Enter into this context, Voss using dowsing to find bodies, and teaching these techniques to forensic students. Dowsing, in case you need reminding, is the superstition of using some technique, usually two dowsing rods, to detect something, traditionally underground water. The classic technique is to hold two L-shapes rods, one in each hand, so they point outward then wander around looking for whatever. When you get to the target, the rods spontaneously move and cross over each other, indicating you have hit your goal. It is now well-established that the rods move because the person holding the rods makes them move. This is a phenomenon known as the ideomotor effect, and is responsible for things like how a Ouiji board works. Dowsing has also been tested to death – it simply does not work. If the dowser is properly blinded to the target, they cannot detect anything.

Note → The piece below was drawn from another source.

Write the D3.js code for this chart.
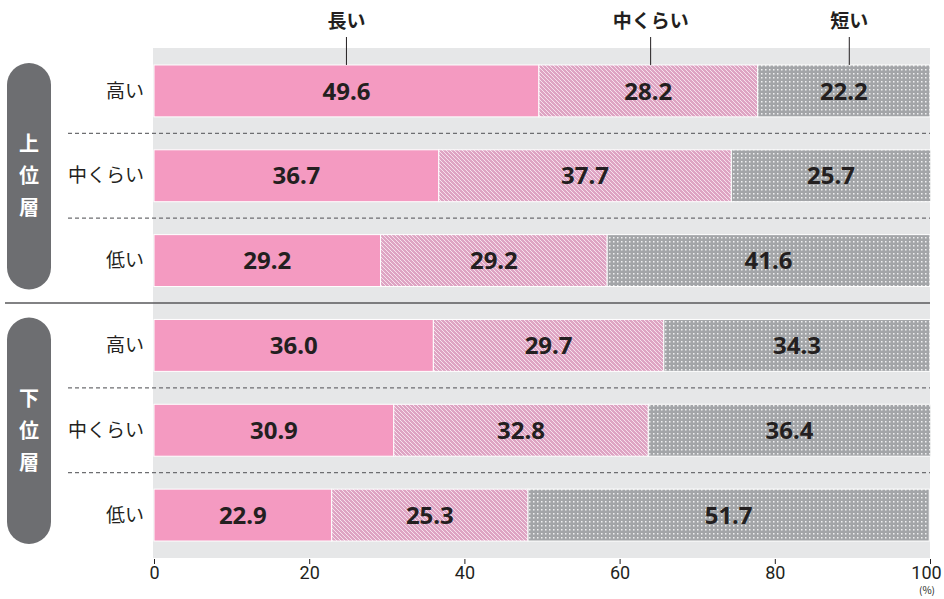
<!DOCTYPE html>
<html>
<head>
<meta charset="utf-8">
<script src="https://cdn.jsdelivr.net/npm/d3@7"></script>
<style>
body { margin: 0; background: #fff; }
svg text { font-family: "Noto Sans CJK JP", "Noto Sans", sans-serif; }
</style>
</head>
<body>
<svg id="chart" width="944" height="599"></svg>
<script>
var width = 944,
height = 599;

// data
var groups = ["上位層", "下位層"];
var rowLabels = ["高い", "中くらい", "低い"];
var seriesNames = ["長い", "中くらい", "短い"];
var longVals = [49.6, 36.7, 29.2, 36.0, 30.9, 22.9];
var midVals = [28.2, 37.7, 29.2, 29.7, 32.8, 25.3];
var shortVals = [22.2, 25.7, 41.6, 34.3, 36.4, 51.7];
var legendPos = [24.8, 64, 89.6];
var tickVals = [0, 20, 40, 60, 80, 100];

var rows = [];
groups.forEach(function (g, gi) {
  rowLabels.forEach(function (r, ri) {
    var i = gi * 3 + ri;
    rows.push({id: g + "-" + r, group: g, label: r, vals: [longVals[i], midVals[i], shortVals[i]]});
  });
});

var svg = d3.select("#chart");
var defs = svg.append("defs");

// hatch pattern
var hatch = defs.append("pattern")
.attr("id", "hatch")
.attr("patternUnits", "userSpaceOnUse")
.attr("width", 4).attr("height", 4);
hatch.append("rect").attr("width", 4).attr("height", 4).attr("fill", "#dea4c3");
hatch.append("path")
.attr("d", "M0,0L4,4M-1,3L1,5M3,-1L5,1")
.attr("stroke", "#f8e8f0").attr("stroke-width", 0.9);

// dot pattern
var dots = defs.append("pattern")
.attr("id", "dots")
.attr("patternUnits", "userSpaceOnUse")
.attr("width", 4).attr("height", 4);
dots.append("rect").attr("width", 4).attr("height", 4).attr("fill", "#a3a5a8");
dots.append("rect").attr("x", 1).attr("y", 1).attr("width", 1.5).attr("height", 1.5).attr("fill", "#f0f0f1");

var fills = ["#f49ac1", "url(#hatch)", "url(#dots)"];

var x = d3.scaleLinear().domain([0, 100]).range([154, 930]);
var y = d3.scaleBand()
.domain(rows.map(function (d) { return d.id; }))
.range([48, 558])
.paddingInner(0.388)
.paddingOuter(0.2);
var bw = y.bandwidth();
var gap = y.step() - bw;

// grey background
svg.append("rect")
.attr("x", 153).attr("y", 48)
.attr("width", 930 - 153).attr("height", 558 - 48)
.attr("fill", "#e6e7e8");

// dashed separators within groups
rows.forEach(function (d, i) {
  if (i % 3 == 2) return;
  var yy = y(d.id) + bw + gap / 2;
  svg.append("line")
  .attr("x1", 68).attr("x2", 930)
  .attr("y1", yy).attr("y2", yy)
  .attr("stroke", "#6d6e71")
  .attr("stroke-width", 1.2)
  .attr("stroke-dasharray", "4,3");
});

// solid separator between groups
var sepY = y(rows[2].id) + bw + gap / 2;
svg.append("line")
.attr("x1", 5).attr("x2", 930)
.attr("y1", sepY).attr("y2", sepY)
.attr("stroke", "#58595b")
.attr("stroke-width", 1.5);

// bars
var stacked = rows.map(function (d) {
  var acc = 0;
  return d.vals.map(function (v, k) {
    var s = {row: d.id, k: k, v: v, x0: acc, x1: acc + v};
    acc += v;
    return s;
  });
});

var rowG = svg.selectAll("g.row")
.data(stacked)
.enter().append("g")
.attr("class", "row");

rowG.selectAll("rect")
.data(function (d) { return d; })
.enter().append("rect")
.attr("x", function (d) { return x(d.x0); })
.attr("y", function (d) { return y(d.row); })
.attr("width", function (d) { return x(d.x1) - x(d.x0); })
.attr("height", bw)
.attr("fill", function (d) { return fills[d.k]; })
.attr("stroke", "#fff")
.attr("stroke-width", 1);

rowG.selectAll("text")
.data(function (d) { return d; })
.enter().append("text")
.attr("x", function (d) { return (x(d.x0) + x(d.x1)) / 2; })
.attr("y", function (d) { return y(d.row) + bw / 2; })
.attr("dy", "0.36em")
.attr("text-anchor", "middle")
.attr("font-size", "24px")
.attr("font-weight", "bold")
.attr("fill", "#231f20")
.style("font-family", "'Noto Sans', sans-serif")
.text(function (d) { return d.v.toFixed(1); });

// row labels
svg.selectAll("text.rowlabel")
.data(rows)
.enter().append("text")
.attr("class", "rowlabel")
.attr("x", 144)
.attr("y", function (d) { return y(d.id) + bw / 2; })
.attr("dy", "0.35em")
.attr("text-anchor", "end")
.attr("font-size", "19px")
.attr("fill", "#231f20")
.text(function (d) { return d.label; });

// group pills
groups.forEach(function (g, gi) {
  var top = y(rows[gi * 3].id) - 2,
  bottom = y(rows[gi * 3 + 2].id) + bw + 3;
  svg.append("rect")
  .attr("x", 7).attr("y", top)
  .attr("width", 44).attr("height", bottom - top)
  .attr("rx", 22).attr("ry", 22)
  .attr("fill", "#6d6e71");
  var cy = (top + bottom) / 2;
  g.split("").forEach(function (ch, ci) {
    svg.append("text")
    .attr("x", 29)
    .attr("y", cy + (ci - 1) * 32)
    .attr("dy", "0.36em")
    .attr("text-anchor", "middle")
    .attr("font-size", "20px")
    .attr("font-weight", "bold")
    .attr("fill", "#fff")
    .text(ch);
  });
});

// legend labels with leader lines
seriesNames.forEach(function (s, i) {
  var lx = x(legendPos[i]);
  svg.append("line")
  .attr("x1", lx).attr("x2", lx)
  .attr("y1", 37).attr("y2", y(rows[0].id))
  .attr("stroke", "#231f20")
  .attr("stroke-width", 1);
  svg.append("text")
  .attr("x", lx)
  .attr("y", 21)
  .attr("dy", "0.35em")
  .attr("text-anchor", "middle")
  .attr("font-size", "19px")
  .attr("font-weight", "bold")
  .attr("fill", "#231f20")
  .text(s);
});

// x axis
var axis = svg.append("g")
.attr("transform", "translate(0,559)")
.call(d3.axisBottom(x).tickValues(tickVals).tickSize(5).tickPadding(2));
axis.select(".domain").remove();
axis.selectAll(".tick line").attr("stroke", "#231f20");
axis.selectAll(".tick text")
.attr("font-size", "18px")
.attr("fill", "#231f20")
.style("font-family", "'Liberation Sans Narrow', 'Roboto', sans-serif");
// keep the last label inside the page
axis.selectAll(".tick text")
.filter(function (d) { return d == 100; })
.attr("x", -4);

svg.append("text")
.attr("x", 927)
.attr("y", 594)
.attr("text-anchor", "middle")
.attr("font-size", "10px")
.attr("fill", "#231f20")
.text("(%)");
</script>
</body>
</html>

Voss, when confronted with this reality, goes full pseudoscienst (which of course, as you know, you should never do). He compares himself to Galileo. He also says the scientists testing dowsing don’t really understand it, and its “17 scientific principles” that he alone understands. This is the same special pleading that all cranks give when rigorous science disproves their claims. He claims that dowsing through bones works through detecting the piezoelectric effect. This, of course, is nonsense – bones can produce a piezoelectric effect, a small electric current, when under strain. That is how bones remodel to conform to the stress that they are under, and how braces straighten your teeth. But this electric current is tiny. You cannot detect it through the ground, even with proper instruments, let alone a couple of magical rods.

This is just another sad chapter marring the reputation of the investigative and forensic professions. They really do need to get their stuff together, weed pseudoscience out of their profession, and have a zero-pseudoscience policy. They have a responsibility not to ruin people’s lives because of their own intellectual laziness or lack of professional rigor. Further, they are giving a gift to defense attorneys. Voss or any student of Voss who uses dowsing in their work can now have their testimony called into question on the witness stand – and with good reason. I know every profession has this problem, including my own profession of medicine (which is why I have dedicated so much effort to opposing it). Forensic science needs to purge the pseudoscience from their ranks.